I screamed my throat raw. Mabel and Vivienne hurried back into the room and shoved the liquid down my throat again. I thrashed for a moment, still trying to scream, but gave in because I knew there was no longer any reason to fight.

  • • •

  They took me back to my parents’ house, to the maidenhood room. All day, I stared at the simple triangle ceiling made of logs that had been dead for so long but somehow still continued to die.

  Over the window, someone had nailed a piece of particleboard. You’re never escaping, the board said. I whispered back, Like I didn’t already know.
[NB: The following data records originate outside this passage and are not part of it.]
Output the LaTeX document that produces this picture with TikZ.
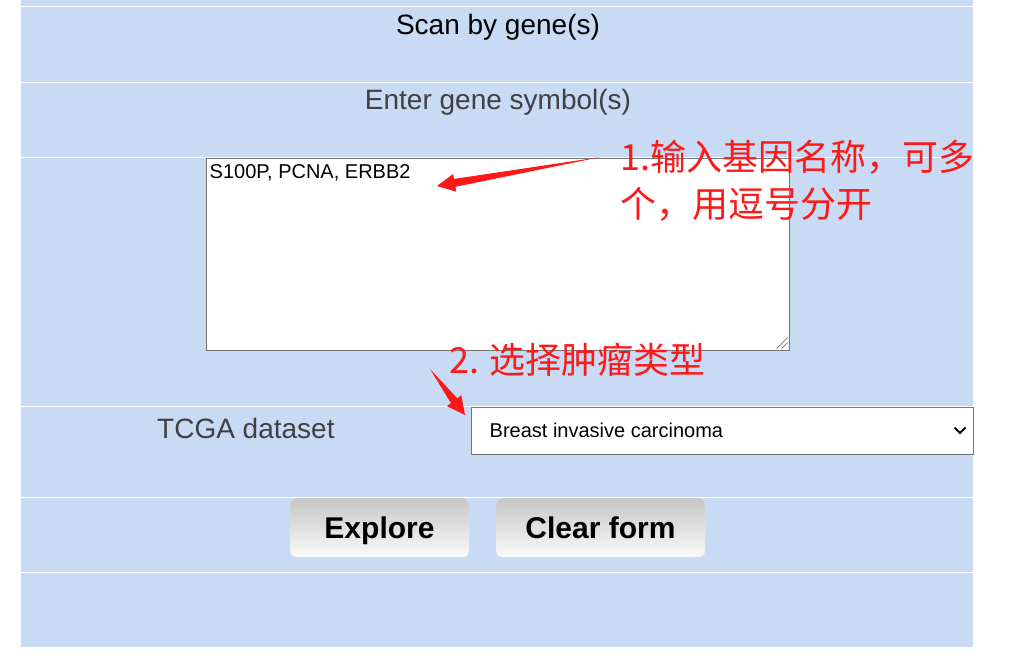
\documentclass[tikz,border=0pt]{standalone}
\usepackage{fontspec}
\setmainfont{Liberation Sans}
\newfontfamily\cjk{Noto Sans CJK SC}
\usetikzlibrary{calc}
\definecolor{panelblue}{RGB}{201,218,245}
\definecolor{labelgray}{RGB}{64,64,64}
\definecolor{boxgray}{RGB}{118,118,118}
\definecolor{notered}{RGB}{255,24,24}
\tikzset{
  rowline/.style={white, line width=1pt},
  formtitle/.style={inner sep=0pt, font=\fontsize{28}{34}\selectfont},
  formlabel/.style={inner sep=0pt, text=labelgray, font=\fontsize{28}{34}\selectfont},
  fieldtext/.style={inner sep=0pt, font=\fontsize{20}{24}\selectfont},
  inputbox/.style={draw=boxgray, fill=white, line width=1pt, inner sep=0pt},
  formbutton/.style={draw=white!80!gray, rounded corners=6pt, minimum height=59,
    text height=21.5pt, text depth=0pt,
    top color={rgb,255:red,198;green,198;blue,198}, bottom color={rgb,255:red,250;green,250;blue,250},
    font=\bfseries\fontsize{30}{36}\selectfont},
  note/.style={inner sep=0pt, text=notered, font=\cjk\fontsize{36}{47}\selectfont},
  annot/.style={fill=notered}
}
\newcommand{\taperarrow}[2]{%
  \coordinate (hb) at ($(#2)!18pt!(#1)$);
  \fill[annot] (#1) -- ($(hb)!4pt!90:(#1)$) -- ($(hb)!9pt!90:(#1)$) -- (#2)
    -- ($(hb)!9pt!-90:(#1)$) -- ($(hb)!4pt!-90:(#1)$) -- cycle;
}
\begin{document}
\begin{tikzpicture}[x=1pt, y=-1pt]
    \useasboundingbox (0,0) rectangle (1025,669);
    % Form panel and row separators
    \fill[panelblue] (21,0) rectangle (973,647);
    \foreach \y in {7,82,157,406,497,572}
        \draw[rowline] (21,\y) -- (973,\y);
    % Headings
    \node[formtitle] (title) at (498,27) {Scan by gene(s)};
    \node[formlabel] (prompt) at (498,102) {Enter gene symbol(s)};
    % Gene input box
    \node[inputbox, minimum width=583, minimum height=192] (genebox) at (497.5,254) {};
    \node[fieldtext, anchor=west] (genes) at ($(genebox.north west)+(4,15)$) {S100P, PCNA, ERBB2};
    \draw[boxgray, line width=0.7pt] ($(genebox.south east)+(-13,-2)$) -- ($(genebox.south east)+(-2,-13)$);
    \draw[boxgray, line width=0.7pt] ($(genebox.south east)+(-8,-2)$) -- ($(genebox.south east)+(-2,-8)$);
    % Dataset selector
    \node[formlabel, anchor=west] (tcga) at (157,428) {TCGA dataset};
    \node[inputbox, minimum width=502, minimum height=47] (dataset) at (722,430.5) {};
    \node[fieldtext, anchor=west] (breast) at ($(dataset.west)+(19,0)$) {Breast invasive carcinoma};
    \draw[line width=1.8pt] ($(dataset.east)+(-19,-3)$) -- ($(dataset.east)+(-13.5,2.5)$) -- ($(dataset.east)+(-8,-3)$);
    % Buttons
    \node[formbutton, minimum width=179] (explore) at (379.5,527.5) {Explore};
    \node[formbutton, minimum width=209] (clear) at (600.5,527.5) {Clear form};
    % Red notes
    \node[note, anchor=west, align=left] (note1) at (620,181) {1.输入基因名称，可多\\个，用逗号分开};
    \node[note, anchor=west] (note2) at (449,360) {2. 选择肿瘤类型};
    \coordinate (tail1) at (601,157);
    \coordinate (tip1) at (437,186);
    \coordinate (tail2) at (430,369);
    \coordinate (tip2) at (465,415);
    \taperarrow{tail1}{tip1}
    \taperarrow{tail2}{tip2}
\end{tikzpicture}
\end{document}
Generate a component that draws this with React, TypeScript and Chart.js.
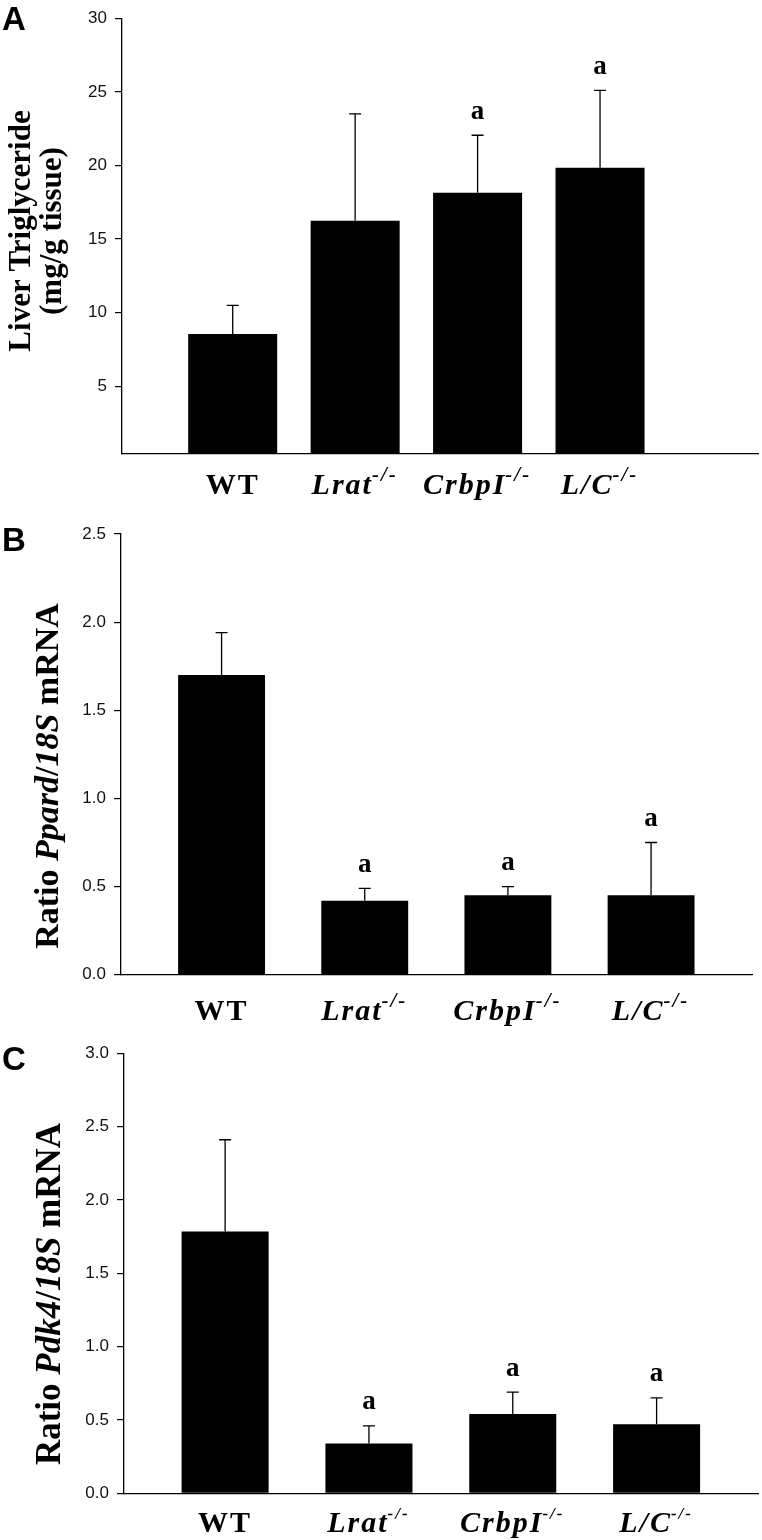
import React, { useEffect, useRef } from 'react';
import { Chart, registerables } from 'chart.js';

Chart.register(...registerables);

// ---------------- DATA ----------------
const categories = ['WT', 'Lrat', 'CrbpI', 'L/C'];
const categoryItalic = [false, true, true, true];
const categorySup = ['', '-/-', '-/-', '-/-'];
const positions = [1, 2, 3, 4];

const triglyceride = [8.55, 16.25, 18.15, 19.85];
const triglycerideErr = [1.95, 7.25, 3.9, 5.25];
const triglycerideSig = [false, false, true, true];
const triglycerideTicks = [5, 10, 15, 20, 25, 30];

const ppard = [1.7, 0.42, 0.45, 0.45];
const ppardErr = [0.24, 0.07, 0.05, 0.3];
const ppardSig = [false, true, true, true];
const ppardTicks = [0, 0.5, 1.0, 1.5, 2.0, 2.5];

const pdk4 = [1.785, 0.34, 0.54, 0.47];
const pdk4Err = [0.625, 0.12, 0.15, 0.18];
const pdk4Sig = [false, true, true, true];
const pdk4Ticks = [0, 0.5, 1.0, 1.5, 2.0, 2.5, 3.0];

const sigMark = 'a';

type Seg = { t: string; i?: boolean };

const titleA: Seg[][] = [[{ t: 'Liver Triglyceride' }], [{ t: '(mg/g tissue)' }]];
const titleB: Seg[][] = [[{ t: 'Ratio ' }, { t: 'Ppard', i: true }, { t: '/' }, { t: '18S', i: true }, { t: ' mRNA' }]];
const titleC: Seg[][] = [[{ t: 'Ratio ' }, { t: 'Pdk4', i: true }, { t: '/' }, { t: '18S', i: true }, { t: ' mRNA' }]];

// ---------------- LAYOUT ----------------
const W = 762;
const SERIF = '"Liberation Serif", "Times New Roman", serif';
const SANS = '"Liberation Sans", Arial, sans-serif';

type Cfg = {
  letter: string;
  values: number[];
  errs: number[];
  sig: boolean[];
  ticks: number[];
  decimals: number;
  yMin: number;
  yMax: number;
  xMin: number;
  xMax: number;
  barFrac: number;
  h: number;
  areaLeft: number;
  areaRight: number;
  areaTop: number;
  areaBottom: number;
  labelBaseline: number;
  labelSize: number;
  supSize: number;
  title: Seg[][];
  titleSize: number;
  titleBaselines: number[];
  titleCenterY: number;
  letterBaseline: number;
};

const panels: Cfg[] = [
  {
    letter: 'A', values: triglyceride, errs: triglycerideErr, sig: triglycerideSig, ticks: triglycerideTicks,
    decimals: 0, yMin: 0.4, yMax: 30, xMin: 0.096, xMax: 5.29, barFrac: 0.727,
    h: 505, areaLeft: 122, areaRight: 758, areaTop: 9.3, areaBottom: 454,
    labelBaseline: 494, labelSize: 30, supSize: 21,
    title: titleA, titleSize: 31, titleBaselines: [30, 61], titleCenterY: 231, letterBaseline: 30,
  },
  {
    letter: 'B', values: ppard, errs: ppardErr, sig: ppardSig, ticks: ppardTicks,
    decimals: 1, yMin: 0, yMax: 2.5, xMin: 0.2975, xMax: 4.705, barFrac: 0.607,
    h: 530, areaLeft: 121, areaRight: 752, areaTop: 29, areaBottom: 469.7,
    labelBaseline: 515, labelSize: 30, supSize: 21,
    title: titleB, titleSize: 34, titleBaselines: [58], titleCenterY: 271, letterBaseline: 46,
  },
  {
    letter: 'C', values: pdk4, errs: pdk4Err, sig: pdk4Sig, ticks: pdk4Ticks,
    decimals: 1, yMin: 0, yMax: 3.0, xMin: 0.297, xMax: 4.705, barFrac: 0.605,
    h: 505, areaLeft: 124, areaRight: 758, areaTop: 15.7, areaBottom: 458.3,
    labelBaseline: 497, labelSize: 30, supSize: 17,
    title: titleC, titleSize: 35, titleBaselines: [60], titleCenterY: 259, letterBaseline: 35,
  },
];

function segFont(italic: boolean | undefined, size: number) {
  return `${italic ? 'italic ' : ''}bold ${size}px ${SERIF}`;
}

function drawRotatedTitle(ctx: CanvasRenderingContext2D, segs: Seg[], size: number, bx: number, cy: number) {
  ctx.save();
  let w = 0;
  for (const s of segs) {
    ctx.font = segFont(s.i, size);
    w += ctx.measureText(s.t).width;
  }
  ctx.translate(bx, cy);
  ctx.rotate(-Math.PI / 2);
  ctx.textAlign = 'left';
  ctx.textBaseline = 'alphabetic';
  ctx.fillStyle = '#000';
  let x = -w / 2;
  for (const s of segs) {
    ctx.font = segFont(s.i, size);
    ctx.fillText(s.t, x, 0);
    x += ctx.measureText(s.t).width;
  }
  ctx.restore();
}

function drawCategoryLabel(ctx: CanvasRenderingContext2D, idx: number, cx: number, baseline: number, size: number, supSize: number) {
  const main = categories[idx];
  const sup = categorySup[idx];
  ctx.save();
  (ctx as any).letterSpacing = '2px';
  ctx.font = segFont(categoryItalic[idx], size);
  const wMain = ctx.measureText(main).width;
  ctx.font = segFont(true, supSize);
  const wSup = sup ? ctx.measureText(sup).width : 0;
  const total = wMain + wSup;
  let x = cx - total / 2;
  ctx.textAlign = 'left';
  ctx.textBaseline = 'alphabetic';
  ctx.fillStyle = '#000';
  ctx.font = segFont(categoryItalic[idx], size);
  ctx.fillText(main, x, baseline);
  x += wMain - 1;
  if (sup) {
    ctx.font = segFont(true, supSize);
    ctx.fillText(sup, x, baseline - size * 0.42);
  }
  ctx.restore();
}

function makePlugin(cfg: Cfg) {
  return {
    id: 'panelDecor' + cfg.letter,
    afterDatasetsDraw(chart: any) {
      const ctx: CanvasRenderingContext2D = chart.ctx;
      const meta = chart.getDatasetMeta(0);
      const yScale = chart.scales.y;
      ctx.save();
      ctx.strokeStyle = '#000';
      ctx.lineWidth = 1.3;
      meta.data.forEach((bar: any, i: number) => {
        const x = bar.x;
        const yTop = yScale.getPixelForValue(cfg.values[i]);
        const yErr = yScale.getPixelForValue(cfg.values[i] + cfg.errs[i]);
        ctx.beginPath();
        ctx.moveTo(x, yTop);
        ctx.lineTo(x, yErr);
        ctx.moveTo(x - 6, yErr);
        ctx.lineTo(x + 6, yErr);
        ctx.stroke();
        if (cfg.sig[i]) {
          ctx.fillStyle = '#000';
          ctx.font = segFont(false, 27);
          ctx.textAlign = 'center';
          ctx.textBaseline = 'alphabetic';
          ctx.fillText(sigMark, x, yErr - 16.5);
        }
      });
      ctx.restore();
    },
    afterDraw(chart: any) {
      const ctx: CanvasRenderingContext2D = chart.ctx;
      const meta = chart.getDatasetMeta(0);
      meta.data.forEach((bar: any, i: number) => {
        drawCategoryLabel(ctx, i, bar.x, cfg.labelBaseline, cfg.labelSize, cfg.supSize);
      });
      cfg.title.forEach((line, li) => {
        drawRotatedTitle(ctx, line, cfg.titleSize, cfg.titleBaselines[li], cfg.titleCenterY);
      });
      ctx.save();
      ctx.font = `bold 33px ${SANS}`;
      ctx.fillStyle = '#000';
      ctx.textAlign = 'left';
      ctx.textBaseline = 'alphabetic';
      ctx.fillText(cfg.letter, 2, cfg.letterBaseline);
      ctx.restore();
    },
  };
}

function Panel({ cfg }: { cfg: Cfg }) {
  const ref = useRef<HTMLCanvasElement>(null);
  useEffect(() => {
    const canvas = ref.current;
    if (!canvas) return;
    const chart = new Chart(canvas, {
      type: 'bar',
      data: {
        datasets: [
          {
            data: positions.map((p, i) => ({ x: p, y: cfg.values[i] })),
            backgroundColor: '#000',
            borderWidth: 0,
            categoryPercentage: cfg.barFrac,
            barPercentage: 1,
          } as any,
        ],
      },
      options: {
        responsive: false,
        animation: false,
        events: [],
        layout: { padding: { top: cfg.areaTop, right: W - cfg.areaRight, bottom: 0, left: 0 } },
        plugins: { legend: { display: false }, tooltip: { enabled: false }, title: { display: false } },
        scales: {
          x: {
            type: 'linear',
            min: cfg.xMin,
            max: cfg.xMax,
            offset: false,
            grid: { display: false },
            border: { display: true, color: '#000', width: 1.3 },
            ticks: { display: false },
            afterBuildTicks: (s: any) => {
              s.ticks = positions.map((v) => ({ value: v }));
            },
            afterFit: (s: any) => {
              s.height = cfg.h - cfg.areaBottom;
            },
          },
          y: {
            type: 'linear',
            min: cfg.yMin,
            max: cfg.yMax,
            grid: { display: true, drawOnChartArea: false, drawTicks: true, tickLength: 7, color: '#000', lineWidth: 1.2 },
            border: { display: true, color: '#000', width: 1.3 },
            ticks: {
              padding: 8,
              color: '#111',
              font: { family: SANS, size: 17 },
              callback: (v: any) => Number(v).toFixed(cfg.decimals),
            },
            afterBuildTicks: (s: any) => {
              s.ticks = cfg.ticks.map((v) => ({ value: v }));
            },
            afterFit: (s: any) => {
              s.width = cfg.areaLeft;
            },
          },
        },
      } as any,
      plugins: [makePlugin(cfg)],
    });
    return () => chart.destroy();
  }, [cfg]);
  return <canvas ref={ref} width={W} height={cfg.h} style={{ display: 'block', width: W, height: cfg.h }} />;
}

export default function App() {
  return (
    <div style={{ position: 'absolute', left: 0, top: 0, width: W, height: 1540, background: '#fff' }}>
      {panels.map((p) => (
        <Panel key={p.letter} cfg={p} />
      ))}
    </div>
  );
}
  Outside, I could smell the world turning away from autumn, and I pictured the wide leaves of oaks moldering and falling from wooden limbs like hands. My only visitor in those early, blood-hot, handless days was my mother. The sound of the lock sliding on the other side of the door always made me flinch. I lay on my side, arms crisscrossed on the bare floor in front of me.

  My mother lifted away the burlap wrapped around my arms. I closed my eyes against the feeling of the raw fabric rubbing raw wounds.

  She spread her fingers and held them over my stumps.

  “What’re you doing?” I slurred.

  “Praying,” she whispered.

  I let out a quiet gust of air, which was really a sob. What did she think? That her faith would grow them back? That white newborn fingers would waggle from my wrists, growing firmer and stronger until they were the toughened hands of a seventeen-year-old girl?

  I kept my stumps under her hands until I could feel the warmth from her palms prickle into my open flesh and said, “Okay,” and she cleared her throat and blinked and folded her hands in her lap. She held her bottom lip in her mouth, delicately. Tears had dried to her face.

  I turned away and waited for her to leave. I’d seen my mother cry too many times for this to mean anything now. I couldn’t care about her tears anymore, not when I had so many of my own.

  Chapter 27

  They call this time of year flu season here, though in the Community the seasons didn’t delineate themselves so cleanly, and they’ve forced all the girls to get poked with a needle to stop us from catching the sickness. The nurses were worried how I’d react but I took it like it meant nothing. I figure my arms have more perspective on pain than to hurt much from a needle.